Don Satz asks about my assessment of the sound quality:
>>The sound is acceptable.
>
>I found the sound excellent, although not of demonstration quality. Could
>Steve just provide a little more detail concerning his perception of the
>sound?
You've got to remember I'm not an audio freak. My first stereo I bought
in 1966 (since I was convinced for a long time it was a fad and a gimmick).
This was also my first component system. Until then I had been perfectly
happy with a Victrola. To this day, I have no problems most of the time
with recorded sound from the Twenties, Thirties, Forties, and mono Fifties.

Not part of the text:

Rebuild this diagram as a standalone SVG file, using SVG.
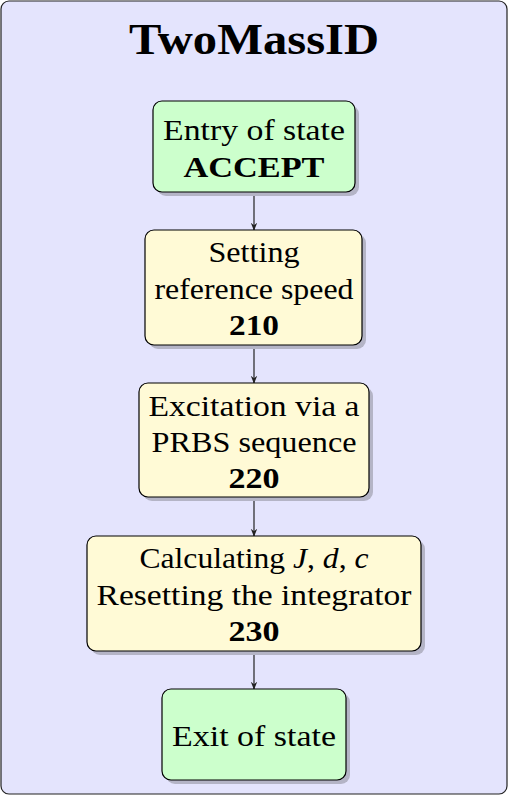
<svg xmlns="http://www.w3.org/2000/svg" width="508" height="795" viewBox="0 0 508 795">
<style>
.t{font-family:"Liberation Serif","DejaVu Serif",serif;font-size:30px;fill:#000;text-anchor:middle}
.b{font-weight:bold}
.title{font-size:44px}
.box{stroke:#000;stroke-width:1.2}
.g{fill:#ccffcc}
.y{fill:#fffad6}
.sh{fill:#b4b4c6}
.c{stroke:#222;stroke-width:1.2;fill:none}
</style>
<defs>
<marker id="ah" viewBox="0 0 10 10" refX="9" refY="5" markerWidth="8" markerHeight="8" markerUnits="userSpaceOnUse" orient="auto">
<path d="M0,1 L10,5 L0,9 L3,5 Z" fill="#222"/>
</marker>
</defs>
<g id="container">
<rect x="1" y="1" width="506" height="793" rx="8" fill="#e4e4fd" stroke="#222" stroke-width="1.2"/>
<text class="t b title" x="254" y="54" textLength="250" lengthAdjust="spacingAndGlyphs">TwoMassID</text>
</g>
<g id="connectors">
<line class="c" x1="254" y1="192" x2="254" y2="230" marker-end="url(#ah)"/>
<line class="c" x1="254" y1="345" x2="254" y2="383" marker-end="url(#ah)"/>
<line class="c" x1="254" y1="497" x2="254" y2="536" marker-end="url(#ah)"/>
<line class="c" x1="254" y1="651" x2="254" y2="689" marker-end="url(#ah)"/>
</g>
<g id="entry">
<rect class="sh" x="157" y="105" width="202" height="91" rx="9"/>
<rect class="box g" x="153" y="101" width="202" height="91" rx="9"/>
<text class="t" x="254" y="140" textLength="182" lengthAdjust="spacingAndGlyphs">Entry of state</text>
<text class="t b" x="254" y="177" textLength="141" lengthAdjust="spacingAndGlyphs">ACCEPT</text>
</g>
<g id="s210">
<rect class="sh" x="149" y="234" width="217" height="115" rx="9"/>
<rect class="box y" x="145" y="230" width="217" height="115" rx="9"/>
<text class="t" x="254" y="262" textLength="91" lengthAdjust="spacingAndGlyphs">Setting</text>
<text class="t" x="254" y="299" textLength="199" lengthAdjust="spacingAndGlyphs">reference speed</text>
<text class="t b" x="254" y="335" textLength="50" lengthAdjust="spacingAndGlyphs">210</text>
</g>
<g id="s220">
<rect class="sh" x="143" y="387" width="230" height="114" rx="9"/>
<rect class="box y" x="139" y="383" width="230" height="114" rx="9"/>
<text class="t" x="254" y="416" textLength="211" lengthAdjust="spacingAndGlyphs">Excitation via a</text>
<text class="t" x="254" y="452" textLength="205" lengthAdjust="spacingAndGlyphs">PRBS sequence</text>
<text class="t b" x="254" y="488" textLength="51" lengthAdjust="spacingAndGlyphs">220</text>
</g>
<g id="s230">
<rect class="sh" x="91" y="540" width="334" height="115" rx="9"/>
<rect class="box y" x="87" y="536" width="334" height="115" rx="9"/>
<text class="t" x="254" y="568" textLength="229" lengthAdjust="spacingAndGlyphs">Calculating <tspan font-style="italic">J</tspan>, <tspan font-style="italic">d</tspan>, <tspan font-style="italic">c</tspan></text>
<text class="t" x="254" y="605" textLength="315" lengthAdjust="spacingAndGlyphs">Resetting the integrator</text>
<text class="t b" x="254" y="641" textLength="51" lengthAdjust="spacingAndGlyphs">230</text>
</g>
<g id="exit">
<rect class="sh" x="166" y="693" width="184" height="91" rx="9"/>
<rect class="box g" x="162" y="689" width="184" height="91" rx="9"/>
<text class="t" x="254" y="746" textLength="164" lengthAdjust="spacingAndGlyphs">Exit of state</text>
</g>
</svg>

Consequently, I'm very casual in my assessments of recorded sound, in fact
a bit contemptuous of super-duper electronic resonating chambers. I have
been listening to a lot of string quartets lately. Before the Schmidt,
I'd been listening to the Preucil Cleveland Quartet on Telarc (Dvorak and
Schubert). *That* seemed to me a yummy sound. Preucil, by the way, has
recently become a favorite violinist of mine. In comparison, the Nimbus
struck me as a little thin. Now, this could have been the sound of the
Franz Schubert Quartet itself, but I can say that the Nimbus sound neither
impeded nor enhanced. In general, Nimbus's sound hasn't impressed me.
Another way of looking at it, I suppose, is that it hasn't called attention
to itself. All I mean by "acceptable" is probably the latter. You won't
be put off by the sound - or won over, for that matter.